Boutella was a lot of fun in 2016’s Star Trek Beyond, and she probably gives my favorite performance here. But The Mummy leans heavily on her sex appeal, as opposed to any definable character traits. She’s just evil, and she wants to create an evil army of undead warriors to fight alongside her.

That might be fine if this were, again, just a killer mummy movie, but the film has aspirations of more, which means that it needs to set up Ahmanet as the other side of the coin from Jenny.

Both of them tempt Nick — Jenny with a normal family life (albeit one chasing monsters) and Ahmanet with, uh, becoming a living god — and I might be slightly more troubled by the movie setting up this dichotomy between a pretty blonde white woman and a raven-haired, olive-skinned woman whose ethnicity the movie merrily checks off as “Egyptian or something,” but, as we’ve established, nobody making The Mummy thought at all about what they were doing, so it’s hard to get too mad.

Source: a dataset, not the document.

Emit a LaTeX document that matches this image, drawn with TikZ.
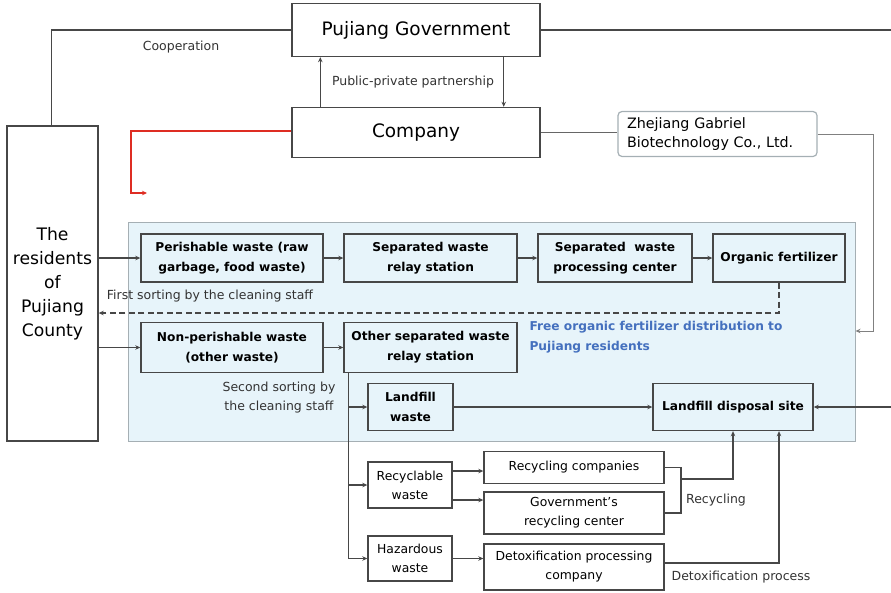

Jake Johnson stars as “Chris Pratt”

The Mummy
Jake Johnson is here too!
Universal

Boy, I love Jake Johnson, the silver-tongued secret comedy weapon of TV’s New Girl. He makes me laugh so much on that show, and I keep waiting for Hollywood to try to turn him into the next Chris Pratt.

Based on The Mummy, where he plays the goofy sidekick (as Pratt often did pre-Guardians of the Galaxy), that process has already begun in earnest.

Also based on The Mummy, Hollywood vastly misunderstands what makes Johnson work. He needs room to be a live wire, and The Mummy very quickly strands him in a plot cul de sac. But he does some funny stuff while he’s there.

Courtney B. Vance stars as “Expendable”

Courtney B. Vance is a tremendous actor. He just won an Emmy for a searing portrayal of Johnnie Cochran in The People v O.J. Simpson. He has mastered so, so many complicated roles, and even in roles that are beneath his talents, he sinks his teeth in and sometimes finds a rich meal.

He dies about 20 minutes into this movie.

The Mummy is playing nationwide. You would be better off watching the 1999 version, and I don’t even like that movie.